● **What is required**
Leave out every picture. Copy exactly the lines from the one holding "Convert this chart to matplotlib code." through the one holding "from matplotlib.ticker import".

Stored dataset items:

"""

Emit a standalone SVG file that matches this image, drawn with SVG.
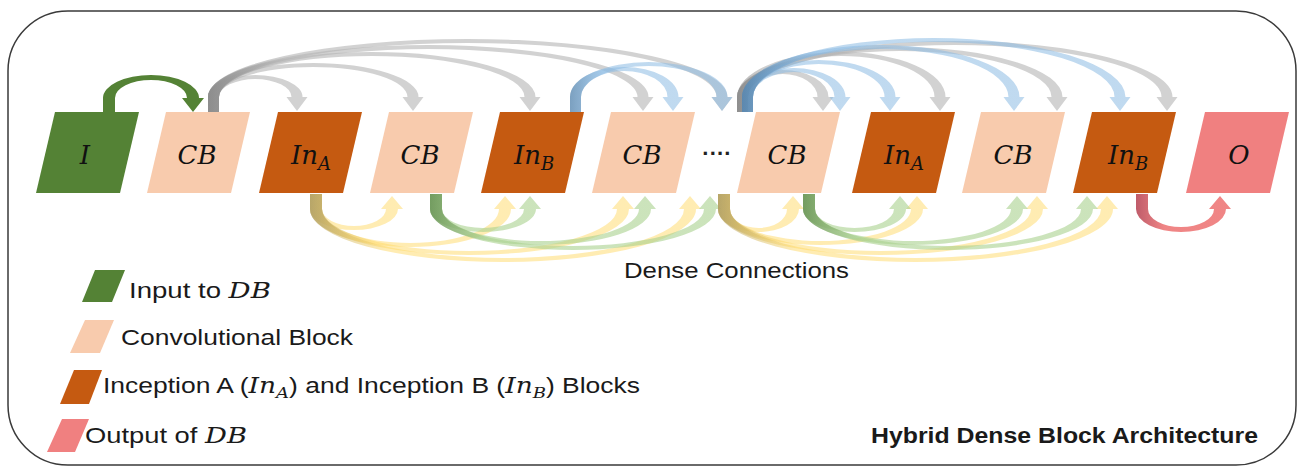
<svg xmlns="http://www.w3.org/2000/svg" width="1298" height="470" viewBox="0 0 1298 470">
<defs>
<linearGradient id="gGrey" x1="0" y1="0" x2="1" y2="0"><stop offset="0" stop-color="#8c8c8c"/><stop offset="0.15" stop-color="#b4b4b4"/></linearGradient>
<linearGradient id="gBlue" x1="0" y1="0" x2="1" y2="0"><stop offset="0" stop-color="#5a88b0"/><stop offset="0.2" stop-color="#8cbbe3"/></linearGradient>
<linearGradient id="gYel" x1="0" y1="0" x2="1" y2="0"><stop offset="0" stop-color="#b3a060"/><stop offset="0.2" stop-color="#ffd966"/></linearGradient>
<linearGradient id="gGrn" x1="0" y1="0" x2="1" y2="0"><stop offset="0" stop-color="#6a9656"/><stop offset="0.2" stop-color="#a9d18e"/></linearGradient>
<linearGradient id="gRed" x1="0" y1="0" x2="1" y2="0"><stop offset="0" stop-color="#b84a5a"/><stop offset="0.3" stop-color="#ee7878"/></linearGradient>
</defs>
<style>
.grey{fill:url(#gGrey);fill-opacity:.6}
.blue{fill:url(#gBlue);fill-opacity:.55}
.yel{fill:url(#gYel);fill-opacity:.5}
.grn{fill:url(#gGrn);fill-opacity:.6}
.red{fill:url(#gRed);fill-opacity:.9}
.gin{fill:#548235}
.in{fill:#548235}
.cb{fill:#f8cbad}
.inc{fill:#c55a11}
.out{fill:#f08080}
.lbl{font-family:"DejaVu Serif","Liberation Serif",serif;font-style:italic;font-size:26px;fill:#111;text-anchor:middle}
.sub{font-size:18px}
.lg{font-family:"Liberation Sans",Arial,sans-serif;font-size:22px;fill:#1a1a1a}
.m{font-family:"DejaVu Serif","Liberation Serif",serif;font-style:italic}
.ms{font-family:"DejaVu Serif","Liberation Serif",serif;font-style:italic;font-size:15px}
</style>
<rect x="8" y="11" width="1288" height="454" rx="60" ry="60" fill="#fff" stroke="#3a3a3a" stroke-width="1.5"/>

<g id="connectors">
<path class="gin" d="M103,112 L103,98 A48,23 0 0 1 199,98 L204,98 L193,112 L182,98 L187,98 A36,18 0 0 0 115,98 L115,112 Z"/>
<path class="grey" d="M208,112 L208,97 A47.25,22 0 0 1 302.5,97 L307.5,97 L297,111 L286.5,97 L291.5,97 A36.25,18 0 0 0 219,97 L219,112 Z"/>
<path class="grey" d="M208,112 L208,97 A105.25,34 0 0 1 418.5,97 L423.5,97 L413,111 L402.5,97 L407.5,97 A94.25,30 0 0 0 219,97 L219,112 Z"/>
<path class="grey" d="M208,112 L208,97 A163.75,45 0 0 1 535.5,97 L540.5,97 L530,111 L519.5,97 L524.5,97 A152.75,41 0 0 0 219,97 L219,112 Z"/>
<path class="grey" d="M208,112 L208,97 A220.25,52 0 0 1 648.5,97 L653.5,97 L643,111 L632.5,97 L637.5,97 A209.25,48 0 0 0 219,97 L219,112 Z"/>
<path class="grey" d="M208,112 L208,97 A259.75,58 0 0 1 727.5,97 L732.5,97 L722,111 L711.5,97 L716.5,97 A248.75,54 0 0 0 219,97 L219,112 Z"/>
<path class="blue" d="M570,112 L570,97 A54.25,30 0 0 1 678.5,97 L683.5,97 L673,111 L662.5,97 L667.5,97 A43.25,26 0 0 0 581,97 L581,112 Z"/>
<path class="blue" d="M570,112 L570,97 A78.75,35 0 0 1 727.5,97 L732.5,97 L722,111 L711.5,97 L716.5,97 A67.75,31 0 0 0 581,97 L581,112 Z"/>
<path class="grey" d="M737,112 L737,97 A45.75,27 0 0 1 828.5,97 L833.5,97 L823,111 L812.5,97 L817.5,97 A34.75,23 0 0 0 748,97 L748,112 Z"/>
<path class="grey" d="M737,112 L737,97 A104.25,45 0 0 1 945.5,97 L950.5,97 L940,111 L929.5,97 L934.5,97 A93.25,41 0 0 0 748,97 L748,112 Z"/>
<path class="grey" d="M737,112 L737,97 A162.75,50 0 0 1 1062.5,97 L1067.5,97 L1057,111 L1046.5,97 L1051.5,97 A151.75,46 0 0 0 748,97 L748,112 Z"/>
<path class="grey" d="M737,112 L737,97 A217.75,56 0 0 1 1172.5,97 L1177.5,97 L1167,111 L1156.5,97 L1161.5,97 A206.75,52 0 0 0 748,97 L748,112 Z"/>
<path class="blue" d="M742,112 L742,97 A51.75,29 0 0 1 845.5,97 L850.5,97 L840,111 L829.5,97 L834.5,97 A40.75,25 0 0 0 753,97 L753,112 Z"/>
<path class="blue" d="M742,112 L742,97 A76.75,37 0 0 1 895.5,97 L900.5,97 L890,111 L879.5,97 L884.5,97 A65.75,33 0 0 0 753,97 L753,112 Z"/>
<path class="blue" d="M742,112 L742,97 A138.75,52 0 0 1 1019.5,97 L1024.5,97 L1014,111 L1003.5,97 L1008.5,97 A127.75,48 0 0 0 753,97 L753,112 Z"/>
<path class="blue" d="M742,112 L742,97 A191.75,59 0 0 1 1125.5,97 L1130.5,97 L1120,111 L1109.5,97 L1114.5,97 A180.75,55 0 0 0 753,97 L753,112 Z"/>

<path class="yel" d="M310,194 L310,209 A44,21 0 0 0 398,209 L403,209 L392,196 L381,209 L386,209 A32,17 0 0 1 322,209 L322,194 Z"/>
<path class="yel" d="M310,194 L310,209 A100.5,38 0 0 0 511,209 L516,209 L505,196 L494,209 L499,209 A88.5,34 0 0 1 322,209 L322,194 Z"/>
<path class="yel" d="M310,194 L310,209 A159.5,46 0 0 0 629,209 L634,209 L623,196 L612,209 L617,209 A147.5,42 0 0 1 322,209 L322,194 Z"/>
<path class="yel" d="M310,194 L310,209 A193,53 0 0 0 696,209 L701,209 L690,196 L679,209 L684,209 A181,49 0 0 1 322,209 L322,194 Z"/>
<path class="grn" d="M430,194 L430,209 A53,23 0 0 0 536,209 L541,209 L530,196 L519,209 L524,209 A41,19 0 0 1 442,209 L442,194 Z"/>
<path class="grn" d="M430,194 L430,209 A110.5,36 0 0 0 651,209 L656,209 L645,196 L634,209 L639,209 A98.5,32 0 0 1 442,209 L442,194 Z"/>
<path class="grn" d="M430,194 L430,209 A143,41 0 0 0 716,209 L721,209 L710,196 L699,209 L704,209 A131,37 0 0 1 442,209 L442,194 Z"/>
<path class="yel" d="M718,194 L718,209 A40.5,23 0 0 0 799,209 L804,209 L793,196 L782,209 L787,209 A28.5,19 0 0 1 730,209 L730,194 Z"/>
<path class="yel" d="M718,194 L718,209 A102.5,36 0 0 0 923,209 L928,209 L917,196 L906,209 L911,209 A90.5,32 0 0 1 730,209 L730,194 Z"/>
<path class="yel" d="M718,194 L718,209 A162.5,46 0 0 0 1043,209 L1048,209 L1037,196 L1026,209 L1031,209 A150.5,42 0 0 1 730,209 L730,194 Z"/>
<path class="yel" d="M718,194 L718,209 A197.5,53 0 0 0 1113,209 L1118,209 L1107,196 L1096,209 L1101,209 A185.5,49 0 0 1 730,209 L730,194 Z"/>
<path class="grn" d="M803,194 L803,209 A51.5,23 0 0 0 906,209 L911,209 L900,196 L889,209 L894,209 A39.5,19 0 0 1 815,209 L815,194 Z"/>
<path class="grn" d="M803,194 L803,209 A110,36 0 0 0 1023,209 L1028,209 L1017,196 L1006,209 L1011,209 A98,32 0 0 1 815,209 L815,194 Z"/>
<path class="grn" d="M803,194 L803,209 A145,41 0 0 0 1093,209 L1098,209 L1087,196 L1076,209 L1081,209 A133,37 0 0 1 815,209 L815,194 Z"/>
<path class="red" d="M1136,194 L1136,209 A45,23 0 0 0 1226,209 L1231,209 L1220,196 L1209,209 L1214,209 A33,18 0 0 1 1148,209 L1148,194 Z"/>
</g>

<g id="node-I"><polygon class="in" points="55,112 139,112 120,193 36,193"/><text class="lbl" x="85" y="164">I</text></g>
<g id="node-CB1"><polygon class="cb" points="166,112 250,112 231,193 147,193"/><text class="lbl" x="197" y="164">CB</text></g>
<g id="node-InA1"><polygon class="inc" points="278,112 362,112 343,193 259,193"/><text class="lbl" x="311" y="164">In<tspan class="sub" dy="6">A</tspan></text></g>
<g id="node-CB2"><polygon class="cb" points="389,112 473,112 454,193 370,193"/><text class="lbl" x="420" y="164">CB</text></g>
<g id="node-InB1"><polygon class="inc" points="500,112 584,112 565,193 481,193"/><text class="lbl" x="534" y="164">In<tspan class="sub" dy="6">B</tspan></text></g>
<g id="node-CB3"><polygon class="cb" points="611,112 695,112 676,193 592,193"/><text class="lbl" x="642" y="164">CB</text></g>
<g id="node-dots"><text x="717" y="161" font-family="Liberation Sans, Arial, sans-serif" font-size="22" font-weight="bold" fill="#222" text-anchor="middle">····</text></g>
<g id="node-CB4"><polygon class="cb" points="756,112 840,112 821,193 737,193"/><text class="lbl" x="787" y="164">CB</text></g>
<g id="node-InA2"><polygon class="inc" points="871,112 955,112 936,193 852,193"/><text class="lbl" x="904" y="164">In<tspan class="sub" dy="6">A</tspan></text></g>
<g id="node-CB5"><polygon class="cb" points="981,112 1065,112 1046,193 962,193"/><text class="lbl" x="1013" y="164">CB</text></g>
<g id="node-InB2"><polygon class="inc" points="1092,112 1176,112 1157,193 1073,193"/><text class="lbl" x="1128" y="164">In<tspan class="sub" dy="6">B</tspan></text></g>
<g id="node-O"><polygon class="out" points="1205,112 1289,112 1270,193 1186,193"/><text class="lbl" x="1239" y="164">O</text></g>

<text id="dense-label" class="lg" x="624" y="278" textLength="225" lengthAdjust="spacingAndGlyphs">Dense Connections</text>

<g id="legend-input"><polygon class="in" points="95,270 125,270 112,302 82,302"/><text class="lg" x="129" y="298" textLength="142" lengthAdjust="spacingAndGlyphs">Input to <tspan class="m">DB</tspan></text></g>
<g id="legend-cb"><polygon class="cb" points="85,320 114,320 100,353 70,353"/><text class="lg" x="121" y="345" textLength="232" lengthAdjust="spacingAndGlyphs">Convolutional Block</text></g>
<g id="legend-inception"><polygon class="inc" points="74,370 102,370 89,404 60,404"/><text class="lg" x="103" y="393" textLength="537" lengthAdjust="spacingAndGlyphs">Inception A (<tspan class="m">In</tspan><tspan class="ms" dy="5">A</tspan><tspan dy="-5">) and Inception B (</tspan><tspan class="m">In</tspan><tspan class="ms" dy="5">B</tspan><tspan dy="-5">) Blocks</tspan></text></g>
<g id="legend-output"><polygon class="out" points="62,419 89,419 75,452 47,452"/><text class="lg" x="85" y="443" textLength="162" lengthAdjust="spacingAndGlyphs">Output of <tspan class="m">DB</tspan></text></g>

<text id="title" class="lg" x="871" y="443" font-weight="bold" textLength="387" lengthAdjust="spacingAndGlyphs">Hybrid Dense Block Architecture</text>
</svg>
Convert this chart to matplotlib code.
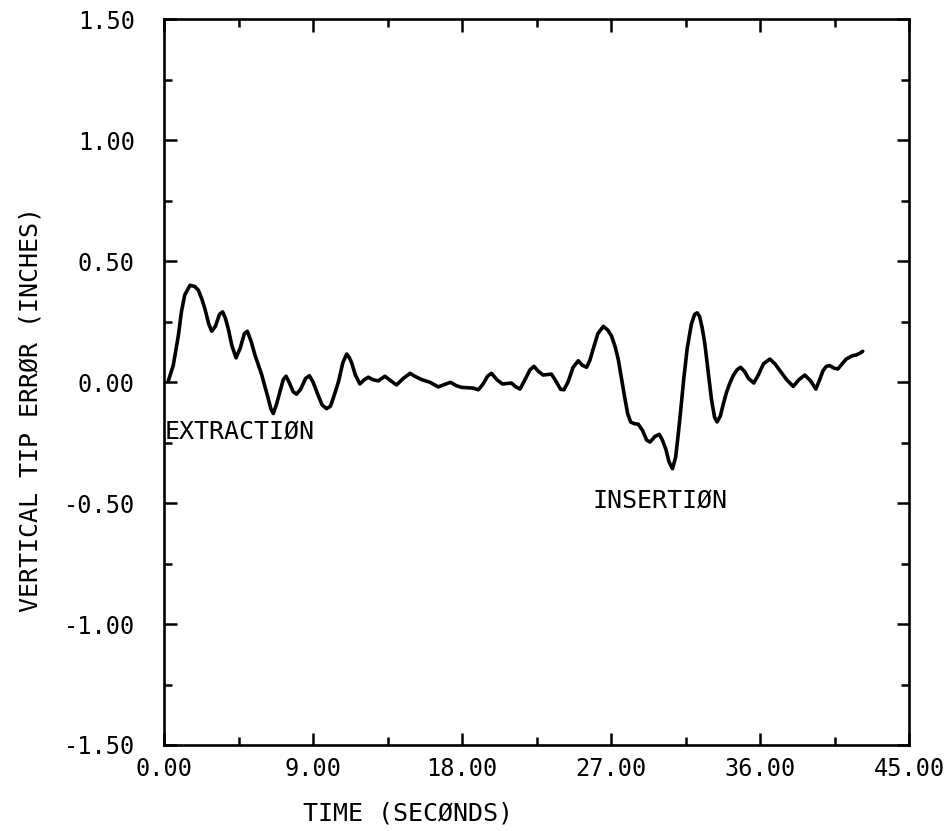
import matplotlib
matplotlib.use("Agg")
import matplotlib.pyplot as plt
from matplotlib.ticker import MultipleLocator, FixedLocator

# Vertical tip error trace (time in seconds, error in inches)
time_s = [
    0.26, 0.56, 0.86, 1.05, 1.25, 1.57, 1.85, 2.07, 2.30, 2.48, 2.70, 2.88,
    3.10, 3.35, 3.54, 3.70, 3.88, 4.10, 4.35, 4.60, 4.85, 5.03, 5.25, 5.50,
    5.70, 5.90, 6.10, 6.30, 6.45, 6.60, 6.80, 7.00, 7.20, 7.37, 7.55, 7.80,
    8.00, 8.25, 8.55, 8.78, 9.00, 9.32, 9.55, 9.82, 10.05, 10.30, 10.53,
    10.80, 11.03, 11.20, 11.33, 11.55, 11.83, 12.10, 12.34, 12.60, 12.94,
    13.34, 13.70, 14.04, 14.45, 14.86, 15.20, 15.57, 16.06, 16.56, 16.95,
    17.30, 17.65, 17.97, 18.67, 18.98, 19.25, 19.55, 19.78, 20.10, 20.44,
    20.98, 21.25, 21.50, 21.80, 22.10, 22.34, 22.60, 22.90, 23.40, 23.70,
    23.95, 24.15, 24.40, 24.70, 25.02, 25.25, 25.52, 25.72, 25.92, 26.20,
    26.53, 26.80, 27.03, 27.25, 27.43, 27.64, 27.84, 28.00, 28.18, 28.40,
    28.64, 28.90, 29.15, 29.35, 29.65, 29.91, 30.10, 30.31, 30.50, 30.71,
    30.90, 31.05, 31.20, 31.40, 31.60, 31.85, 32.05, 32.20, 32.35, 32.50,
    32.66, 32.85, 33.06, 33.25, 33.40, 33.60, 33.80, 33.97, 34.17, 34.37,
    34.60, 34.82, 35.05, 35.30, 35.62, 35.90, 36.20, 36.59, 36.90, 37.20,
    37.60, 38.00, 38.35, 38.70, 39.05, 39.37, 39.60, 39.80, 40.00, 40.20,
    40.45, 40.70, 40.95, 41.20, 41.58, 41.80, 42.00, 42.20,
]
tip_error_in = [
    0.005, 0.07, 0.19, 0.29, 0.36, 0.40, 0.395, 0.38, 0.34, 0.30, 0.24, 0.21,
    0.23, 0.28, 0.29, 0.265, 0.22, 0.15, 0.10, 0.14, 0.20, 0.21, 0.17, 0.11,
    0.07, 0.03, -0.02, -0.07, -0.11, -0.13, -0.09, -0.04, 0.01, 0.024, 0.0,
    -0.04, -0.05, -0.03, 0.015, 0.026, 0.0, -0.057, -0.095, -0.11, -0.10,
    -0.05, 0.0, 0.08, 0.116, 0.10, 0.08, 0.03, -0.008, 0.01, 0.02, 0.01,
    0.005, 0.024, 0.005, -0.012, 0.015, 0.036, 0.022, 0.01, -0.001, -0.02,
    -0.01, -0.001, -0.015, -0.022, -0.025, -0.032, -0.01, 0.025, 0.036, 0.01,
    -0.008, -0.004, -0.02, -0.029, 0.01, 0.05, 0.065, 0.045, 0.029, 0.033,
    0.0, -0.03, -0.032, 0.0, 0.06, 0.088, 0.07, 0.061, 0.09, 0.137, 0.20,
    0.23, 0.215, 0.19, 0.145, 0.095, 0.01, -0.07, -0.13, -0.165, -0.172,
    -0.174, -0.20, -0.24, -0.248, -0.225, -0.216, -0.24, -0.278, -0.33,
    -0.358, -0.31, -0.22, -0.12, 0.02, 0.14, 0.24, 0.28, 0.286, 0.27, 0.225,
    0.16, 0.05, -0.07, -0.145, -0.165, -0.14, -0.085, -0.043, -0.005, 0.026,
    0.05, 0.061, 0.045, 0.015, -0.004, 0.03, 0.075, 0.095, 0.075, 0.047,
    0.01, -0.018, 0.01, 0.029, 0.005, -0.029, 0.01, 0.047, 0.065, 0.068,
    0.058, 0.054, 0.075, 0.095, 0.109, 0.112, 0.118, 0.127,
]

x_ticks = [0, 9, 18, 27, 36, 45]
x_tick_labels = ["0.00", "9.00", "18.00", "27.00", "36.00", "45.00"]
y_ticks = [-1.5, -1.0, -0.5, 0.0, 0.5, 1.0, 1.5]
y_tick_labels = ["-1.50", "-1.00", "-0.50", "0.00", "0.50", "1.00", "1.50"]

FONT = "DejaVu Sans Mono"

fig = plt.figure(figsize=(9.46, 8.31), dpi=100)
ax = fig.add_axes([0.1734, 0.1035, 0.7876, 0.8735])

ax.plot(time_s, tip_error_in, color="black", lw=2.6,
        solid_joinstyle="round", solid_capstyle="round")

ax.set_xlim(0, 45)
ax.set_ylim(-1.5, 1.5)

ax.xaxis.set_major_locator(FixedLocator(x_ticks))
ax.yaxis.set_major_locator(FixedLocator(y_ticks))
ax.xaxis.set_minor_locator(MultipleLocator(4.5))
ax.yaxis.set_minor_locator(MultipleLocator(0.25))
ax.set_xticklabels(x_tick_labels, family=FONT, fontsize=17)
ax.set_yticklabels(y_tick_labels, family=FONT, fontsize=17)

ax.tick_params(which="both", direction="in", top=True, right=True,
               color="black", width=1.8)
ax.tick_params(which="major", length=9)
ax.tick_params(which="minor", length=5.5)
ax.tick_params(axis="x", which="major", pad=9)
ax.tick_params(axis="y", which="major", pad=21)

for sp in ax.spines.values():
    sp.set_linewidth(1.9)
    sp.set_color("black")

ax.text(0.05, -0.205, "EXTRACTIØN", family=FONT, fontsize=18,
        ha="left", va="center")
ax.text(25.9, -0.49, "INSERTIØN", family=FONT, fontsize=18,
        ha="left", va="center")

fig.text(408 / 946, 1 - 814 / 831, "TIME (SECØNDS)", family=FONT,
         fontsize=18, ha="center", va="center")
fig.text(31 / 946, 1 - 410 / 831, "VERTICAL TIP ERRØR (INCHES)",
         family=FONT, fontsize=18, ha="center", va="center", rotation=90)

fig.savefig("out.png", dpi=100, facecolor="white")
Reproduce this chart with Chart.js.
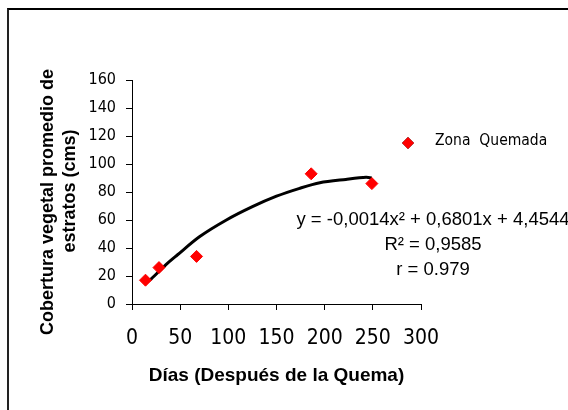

"""

● **Task answer**
Convert this chart to matplotlib code.
import matplotlib
matplotlib.use("Agg")
import matplotlib.pyplot as plt
from matplotlib.ticker import MultipleLocator, FixedLocator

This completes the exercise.